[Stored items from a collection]
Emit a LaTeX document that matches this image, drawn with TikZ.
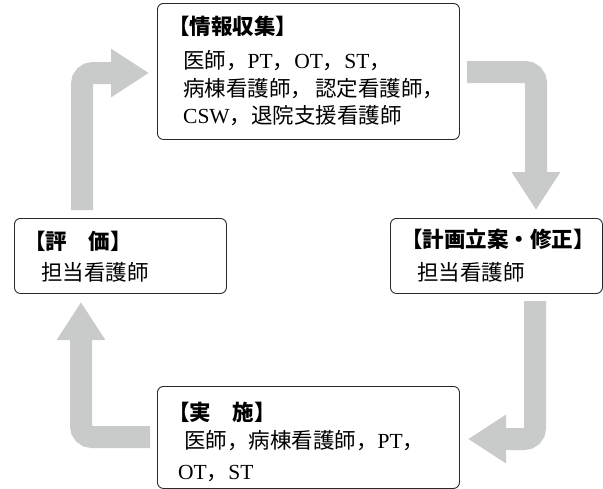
\documentclass[tikz,border=0pt]{standalone}
\usepackage{fontspec}
\setmainfont{Liberation Serif}
\newfontfamily\jp{Noto Sans CJK JP}
\usetikzlibrary{arrows.meta}
\definecolor{arrowgray}{RGB}{201,202,202}
\definecolor{boxline}{RGB}{40,40,40}
\begin{document}
\begin{tikzpicture}[x=1pt,y=-1pt,
  box/.style={draw=boxline, line width=0.9pt, rounded corners=6pt, inner sep=0pt, anchor=north west},
  flow/.style={draw=arrowgray, line width=22pt, rounded corners=11pt, -{Triangle[width=46pt,length=38pt]}},
  head/.style={anchor=base west, inner sep=0pt, font=\fontsize{21.5}{26}\selectfont\jp\bfseries},
  body/.style={anchor=base west, inner sep=0pt, font=\fontsize{21.5}{26}\selectfont}
]
\useasboundingbox (0,0) rectangle (603,488);

% boxes
\node[box, minimum width=302pt, minimum height=136pt] (info) at (157,3) {};
\node[box, minimum width=212pt, minimum height=75pt] (eval) at (14,218) {};
\node[box, minimum width=212pt, minimum height=75pt] (plan) at (390,218) {};
\node[box, minimum width=302pt, minimum height=102pt] (impl) at (157,386) {};

% texts
\node[head] (infoh) at (168,34) {【情報収集】};
\node[body] (info1) at (183,68) {{\jp 医師，}PT{\jp ，}OT{\jp ，}ST{\jp ，}};
\node[body] (info2) at (183,96) {{\jp 病棟看護師，\hspace{3pt}認定看護師，}};
\node[body] (info3) at (183,123) {CSW{\jp ，退院支援看護師}};

\node[head] (evalh) at (24,249) {【評　価】};
\node[body] (eval1) at (41,280) {{\jp 担当看護師}};

\node[head] (planh) at (401,247) {【計画立案・修正】};
\node[body] (plan1) at (417,280) {{\jp 担当看護師}};

\node[head] (implh) at (168,420) {【実　施】};
\node[body] (impl1) at (184,448) {{\jp 医師，病棟看護師，}PT{\jp ，}};
\node[body] (impl2) at (178,479) {OT{\jp ，}ST};

% arrows
\coordinate (a1s) at (82,210);  \coordinate (a1e) at (149,73);
\coordinate (a2s) at (467,72);  \coordinate (a2e) at (536,210);
\coordinate (a3s) at (535,301); \coordinate (a3e) at (468,439);
\coordinate (a4s) at (150,437); \coordinate (a4e) at (81,302);
\draw[flow] (a1s) |- (a1e);
\draw[flow] (a2s) -| (a2e);
\draw[flow] (a3s) |- (a3e);
\draw[flow] (a4s) -| (a4e);
\end{tikzpicture}
\end{document}
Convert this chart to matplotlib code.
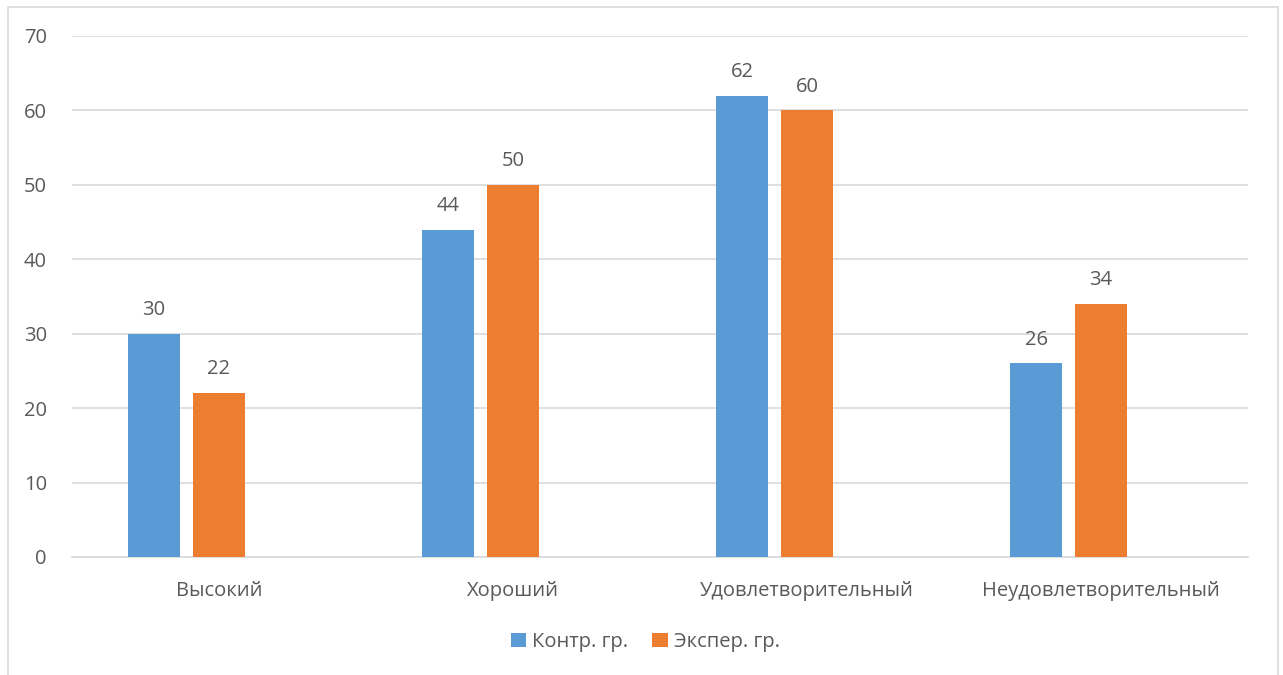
import numpy as np
import matplotlib.pyplot as plt
from matplotlib.patches import Rectangle

categories = ["Высокий", "Хороший", "Удовлетворительный", "Неудовлетворительный"]
control = [30, 44, 62, 26]
experiment = [22, 50, 60, 34]
series_names = ["Контр. гр.", "Экспер. гр."]

plt.rcParams["font.family"] = ["Open Sans", "DejaVu Sans"]
text_color = "#595959"
fs = 14.5

fig = plt.figure(figsize=(12.83, 6.75), dpi=100)
ax = fig.add_axes([72 / 1283, 1 - 557 / 675, 1176 / 1283, 521 / 675])

x = np.arange(len(categories))
w = 52 / 294
step = 65 / 294
b1 = ax.bar(x - step, control, w, color="#5B9BD5", label=series_names[0], zorder=3)
b2 = ax.bar(x, experiment, w, color="#ED7D31", label=series_names[1], zorder=3)
for bars in (b1, b2):
    ax.bar_label(bars, padding=10, fontsize=fs, color=text_color)

ax.set_xlim(-0.5, len(categories) - 0.5)
ax.set_ylim(0, 70)
ax.set_yticks(range(0, 71, 10))
ax.set_xticks(x)
ax.set_xticklabels(categories)
ax.grid(axis="y", color="#D9D9D9", linewidth=1.2, zorder=0)
for s in ["top", "right", "left"]:
    ax.spines[s].set_visible(False)
ax.spines["bottom"].set_color("#D9D9D9")
ax.spines["bottom"].set_linewidth(1.2)
ax.tick_params(axis="both", length=0, labelsize=fs, colors=text_color)
ax.tick_params(axis="y", pad=18)
ax.tick_params(axis="x", pad=17)

fig.legend(loc="center", bbox_to_anchor=(0.503, 1 - 642 / 675), ncol=2, frameon=False,
           fontsize=fs, labelcolor=text_color, handlelength=0.75, handleheight=0.75,
           handletextpad=0.3, columnspacing=1.2)

fig.patches.append(Rectangle((8 / 1283, -0.05), 1270 / 1283, 1.05 - 7 / 675,
                             transform=fig.transFigure, fill=False,
                             edgecolor="#D9D9D9", linewidth=1.2))

fig.savefig("out.png", dpi=100)
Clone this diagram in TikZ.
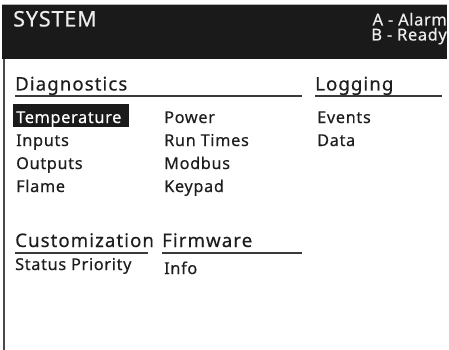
\documentclass[tikz,border=0pt]{standalone}
\usepackage{fontspec}
\setmainfont{Noto Sans}
\newfontfamily\titlefont[LetterSpace=4,FakeBold=0.4]{Noto Sans}
\newfontfamily\statusfont[LetterSpace=3.5,FakeBold=0.4]{Noto Sans}
\newfontfamily\headfont[LetterSpace=5.5,FakeBold=0.4]{Noto Sans}
\newfontfamily\itemfont[LetterSpace=4,FakeBold=0.4]{Noto Sans}
\definecolor{barbg}{HTML}{1A1A1A}
\definecolor{ink}{HTML}{1E1E1E}
\definecolor{rule}{HTML}{3A3A3A}
\definecolor{side}{HTML}{4A4A4A}
\definecolor{bartext}{HTML}{EDEDED}
\tikzset{
  title/.style={font=\titlefont\fontsize{21.5}{21.5}\selectfont, text=bartext, anchor=base west, inner sep=0pt},
  status/.style={font=\statusfont\fontsize{16.5}{16.5}\selectfont, text=bartext, anchor=base east, inner sep=0pt},
  head/.style={font=\headfont\fontsize{18.7}{18.7}\selectfont, text=ink, anchor=base west, inner sep=0pt},
  item/.style={font=\itemfont\fontsize{16.3}{16.3}\selectfont, text=ink, anchor=base west, inner sep=0pt},
  hl/.style={item, text=white},
  uline/.style={draw=rule, line width=2pt},
}
\begin{document}
\begin{tikzpicture}[x=1pt,y=-1pt]
\useasboundingbox (0,0) rectangle (449,350);
% top bar
\fill[barbg] (2,5) rectangle (447,59);
\draw[gray!60, line width=0.8pt] (2,4.5) -- (447,4.5);
\node[title] (sys) at (13,26.5) {SYSTEM};
\node[status] (alarm) at (447,25.5) {A - Alarm};
\node[status] (ready) at (447,40.5) {B - Ready};
% left side line
\draw[side, line width=2pt] (4,59) -- (4,350);
% Diagnostics
\node[head] (diag) at (15,90.5) {Diagnostics};
\draw[uline] (15,96.5) -- (302,96.5);
\node[head] (log) at (315,90.5) {Logging};
\draw[uline] (315,96.5) -- (442,96.5);
% highlight
\fill[barbg] (13,104) rectangle (129,126.5);
\node[hl] (temp) at (16,123) {Temperature};
\node[item] (inputs) at (16,146) {Inputs};
\node[item] (outputs) at (16,169) {Outputs};
\node[item] (flame) at (16,192) {Flame};
\node[item] (power) at (164,123) {Power};
\node[item] (run) at (164,146) {Run Times};
\node[item] (modbus) at (164,169) {Modbus};
\node[item] (keypad) at (164,192) {Keypad};
\node[item] (events) at (317,123) {Events};
\node[item] (data) at (317,146) {Data};
% Customization / Firmware
\node[head] (cust) at (15,247) {Customization};
\draw[uline] (15,252.5) -- (148,252.5);
\node[head] (firm) at (162,247) {Firmware};
\draw[uline] (162,252.5) -- (302,252.5);
\node[item] (status) at (15,270) {Status Priority};
\node[item] (info) at (164,274) {Info};
\end{tikzpicture}
\end{document}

■ WHAT THIS TASK INVOLVES: Your task is to reproduce exactly the lines from the start of the data above through the line containing "width=302pt, minimum height=102pt]", leaving every picture out.

■ SOLUTION TO THIS PROBLEM:
Emit a LaTeX document that matches this image, drawn with TikZ.
\documentclass[tikz,border=0pt]{standalone}
\usepackage{fontspec}
\setmainfont{Liberation Serif}
\newfontfamily\jp{Noto Sans CJK JP}
\usetikzlibrary{arrows.meta}
\definecolor{arrowgray}{RGB}{201,202,202}
\definecolor{boxline}{RGB}{40,40,40}
\begin{document}
\begin{tikzpicture}[x=1pt,y=-1pt,
  box/.style={draw=boxline, line width=0.9pt, rounded corners=6pt, inner sep=0pt, anchor=north west},
  flow/.style={draw=arrowgray, line width=22pt, rounded corners=11pt, -{Triangle[width=46pt,length=38pt]}},
  head/.style={anchor=base west, inner sep=0pt, font=\fontsize{21.5}{26}\selectfont\jp\bfseries},
  body/.style={anchor=base west, inner sep=0pt, font=\fontsize{21.5}{26}\selectfont}
]
\useasboundingbox (0,0) rectangle (603,488);

% boxes
\node[box, minimum width=302pt, minimum height=136pt] (info) at (157,3) {};
\node[box, minimum width=212pt, minimum height=75pt] (eval) at (14,218) {};
\node[box, minimum width=212pt, minimum height=75pt] (plan) at (390,218) {};
\node[box, minimum width=302pt, minimum height=102pt] (impl) at (157,386) {};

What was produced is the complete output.